When reading how Kit manages to thwart a monstrous threat emerging from a mystical portal in Showside, I couldn’t help but be reminded to some of my favorite Bugs Bunny cartoons. When contending with danger, even when he was frightened, Bugs stared down an enemy with a mixture of brilliant acumen and a wit that disarmed both the monster and the viewer. Likewise, Kit and his pals don’t let themselves become rattled by their foe, but keep a sense of cheer and level-headedness to make short work of their adversary. Whether McGinty meant to drive this point home or not, it’s a lovely lesson to readers about the power of confidence and self-efficacy.
Showside has a decidedly cartoon style, and for good reason. While the book has a serious through-line of a story lurking in the background, much like we have seen in McGinty’s other works, it’s clear that McGinty wants us to derive as great a degree of joy reading the book as he clearly is having writing and illustrating it. The distinctive shapes used to bring Kit and his fellow Showsiders to life bring a sense of warmth and ebullient play to the story McGinty presents, making for a reading experience that flies by far too quickly.
I’ve been thinking a lot about line economy in illustration latel. As I noted in my review of another series #1 from Z2 Comics, the thoughtfully paced and drawn Carver: A Paris Story, how an artist chooses to his shapes and forms can make or break a story, either pulling a reader in to the conceit and world the author is attempting to build or pushing out the reader and leaving a disconnect that is hard to recover from. With Showside, a book that is by its very nature a cartoon on the page, there’s a fine line that has to be straddled. If an artist in this sort of tale doesn’t push the art far enough in that cartoon style, then the characters feel unfinished.

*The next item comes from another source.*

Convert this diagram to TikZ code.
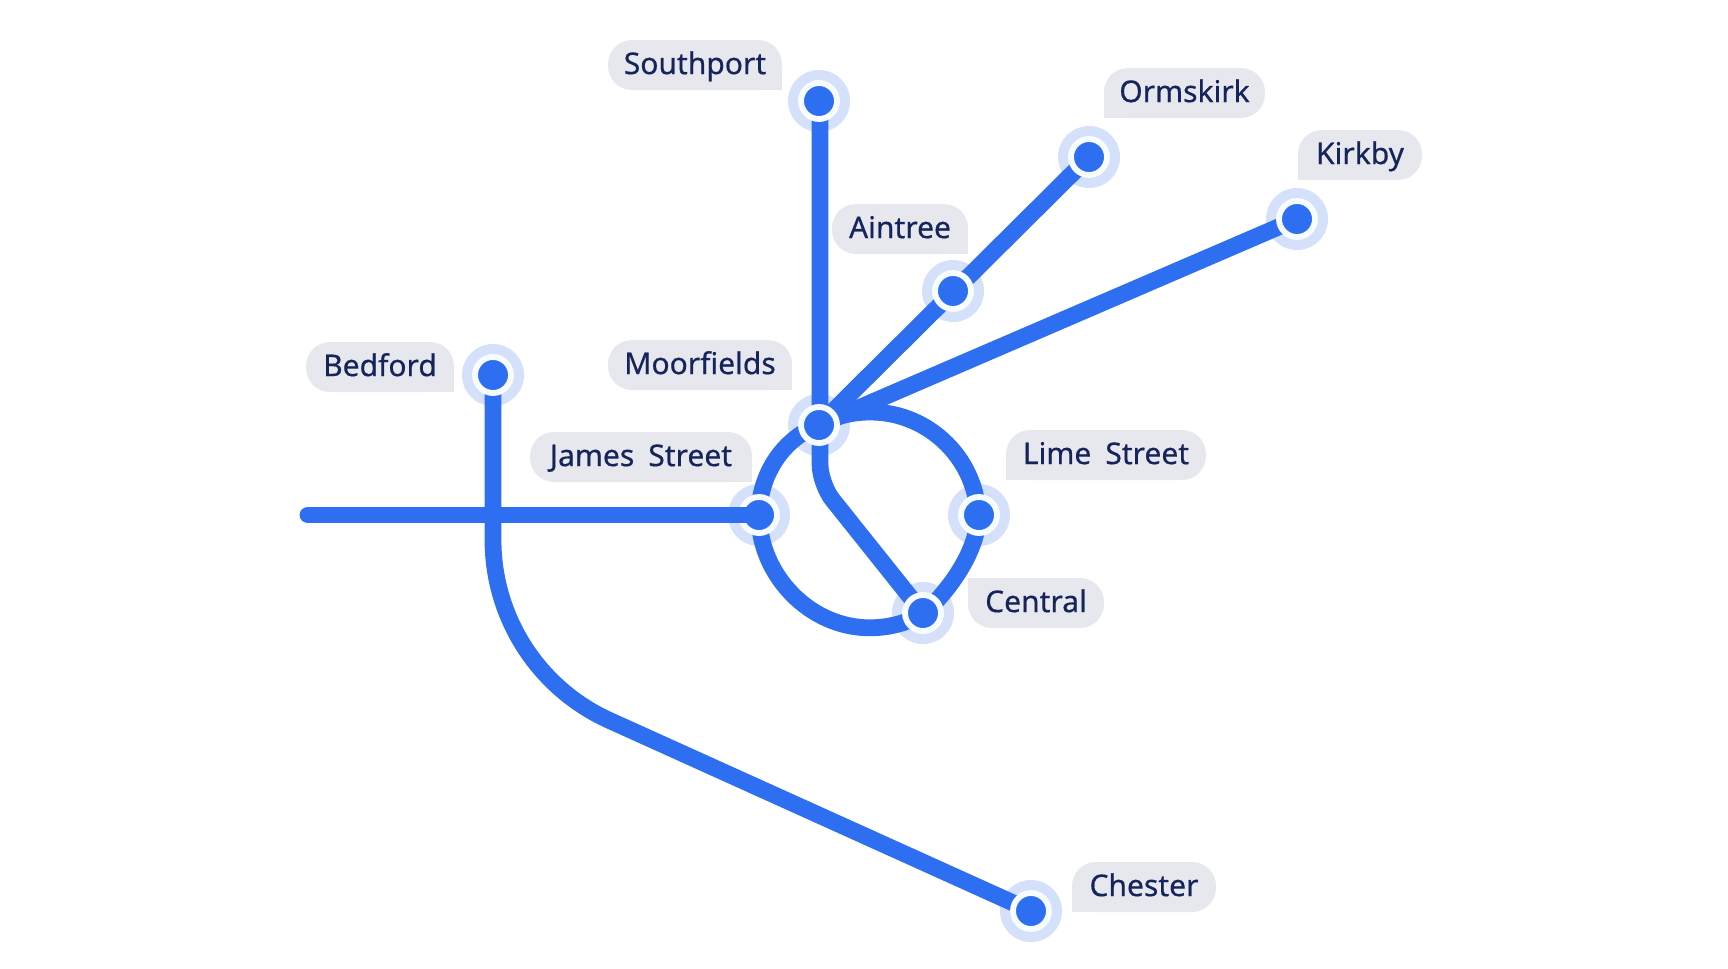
\documentclass[tikz,border=0pt]{standalone}
\usepackage{fontspec}
\setmainfont{Noto Sans}[FakeBold=0.5,WordSpace=1.8]
\definecolor{linecol}{HTML}{2D6FF0}
\definecolor{halocol}{HTML}{D5E1FA}
\definecolor{ringcol}{HTML}{F6FCFF}
\definecolor{bubcol}{HTML}{E7E8EE}
\definecolor{txtcol}{HTML}{16245C}
\tikzset{
  halo/.style={circle,fill=halocol,draw=none,inner sep=0pt,minimum size=46.5pt},
  stn/.style={circle,fill=linecol,draw=ringcol,line width=4.4pt,inner sep=0pt,minimum size=27pt},
  track/.style={draw=linecol,line width=12.6pt},
  bubbase/.style={fill=bubcol,draw=none,inner sep=0pt,rounded corners=18pt,minimum height=37.5pt},
  sqr/.style={fill=bubcol,draw=none},
  lab/.style={text=txtcol,font=\fontsize{22.5}{26}\selectfont,inner sep=0pt,text height=16pt,text depth=4.6pt,anchor=center},
}
% x1 x2 ycentre name text corner dx dy textshift
\newcommand{\mybub}[9]{%
  \node[bubbase,minimum width=#2*0.75pt-#1*0.75pt,anchor=center] (b#4) at ({(#1+#2)/2},#3) {};
  \fill[sqr] (b#4.#6) rectangle ++(#7,#8);
  \node[lab] (t#4) at ({(#1+#2)/2},#3+#9) {#5};
}
\begin{document}
\begin{tikzpicture}[x=0.75pt,y=-0.75pt]
\useasboundingbox (0,0) rectangle (1728,968);
% halos
\node[halo] (hSouth) at (819,101) {};
\node[halo] (hOrm) at (1089,157) {};
\node[halo] (hKirk) at (1297,219) {};
\node[halo] (hAin) at (953,291) {};
\node[halo] (hBed) at (493,375) {};
\node[halo] (hMoor) at (819,425) {};
\node[halo] (hJames) at (759,515) {};
\node[halo] (hLime) at (979,515) {};
\node[halo] (hCent) at (923,613) {};
\node[halo] (hChes) at (1031,911) {};
\coordinate (ringLime) at (978.2,515.7);
\coordinate (ringBot) at (870,627.8);
\coordinate (west) at (308,515);
\coordinate (topA) at (820,101);
\coordinate (bendA) at (820,484);
\coordinate (bendB) at (493,540);
% tracks
\draw[track] (ringLime) arc[start angle=2.4,end angle=118,radius=81.2pt]
  .. controls (780,440) and (759,478) .. (hJames.center)
  .. controls (759,575) and (810,628) .. (ringBot)
  arc[start angle=270,end angle=299.5,radius=81.2pt]
  .. controls (950,590) and (978,550) .. (ringLime) -- cycle;
\draw[track,rounded corners=15pt] (topA) -- (bendA) -- (hCent.center);
\draw[track] (hMoor.center) -- (hOrm.center);
\draw[track] (hMoor.center) -- (hKirk.center);
\draw[track] (hBed.center) -- (bendB) arc[start angle=180,end angle=245.8,radius=148.5pt] -- (hChes.center);
% stations
\node[stn] (sSouth) at (hSouth) {};
\node[stn] (sOrm) at (hOrm) {};
\node[stn] (sKirk) at (hKirk) {};
\node[stn] (sAin) at (hAin) {};
\node[stn] (sBed) at (hBed) {};
\node[stn] (sMoor) at (hMoor) {};
\node[stn] (sJames) at (hJames) {};
\node[stn] (sLime) at (hLime) {};
\node[stn] (sCent) at (hCent) {};
\node[stn] (sChes) at (hChes) {};
\draw[track,line cap=round] (west) -- (sJames.center);
% labels
\mybub{608}{782}{65}{South}{Southport}{south east}{-28}{-28}{1.5}
\mybub{1104}{1265}{93}{Orm}{Ormskirk}{south west}{28}{-28}{1.5}
\mybub{1298}{1422}{155}{Kirk}{Kirkby}{south west}{28}{-28}{1.5}
\mybub{832}{968}{229}{Ain}{Aintree}{south east}{-28}{-28}{1.5}
\mybub{306}{454}{367}{Bed}{Bedford}{south east}{-28}{-28}{1.5}
\mybub{608}{792}{365}{Moor}{Moorfields}{south east}{-28}{-28}{1.5}
\mybub{530}{752}{457}{James}{James Street}{south east}{-28}{-28}{1.5}
\mybub{1006}{1206}{455}{Lime}{Lime Street}{south west}{28}{-28}{1.5}
\mybub{968}{1104}{603}{Cent}{Central}{north west}{28}{28}{1.5}
\mybub{1072}{1216}{887}{Ches}{Chester}{south west}{28}{-28}{1.5}
\end{tikzpicture}
\end{document}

Push it too far, however, and it becomes difficult to connect to the cast. McGinty, like creator Christopher Hunt accomplished with Carver, knows his material and has a clearly-defined vision for Showside, which shines in how he decided to push and pull his cartooning sensibilities. It’s a tough balancing act, and McGinty manages to make it look easy.
Creator Ian McGinty’s Welcome to Showside #1 brings a liveliness and a bevy of much-appreciated smiles with every panel. Like Adventure Time and even IDW’s new Jem and the Holograms comic book series, Showside proves that a comic book series can be brimming with fun while not losing sight of storytelling in the process.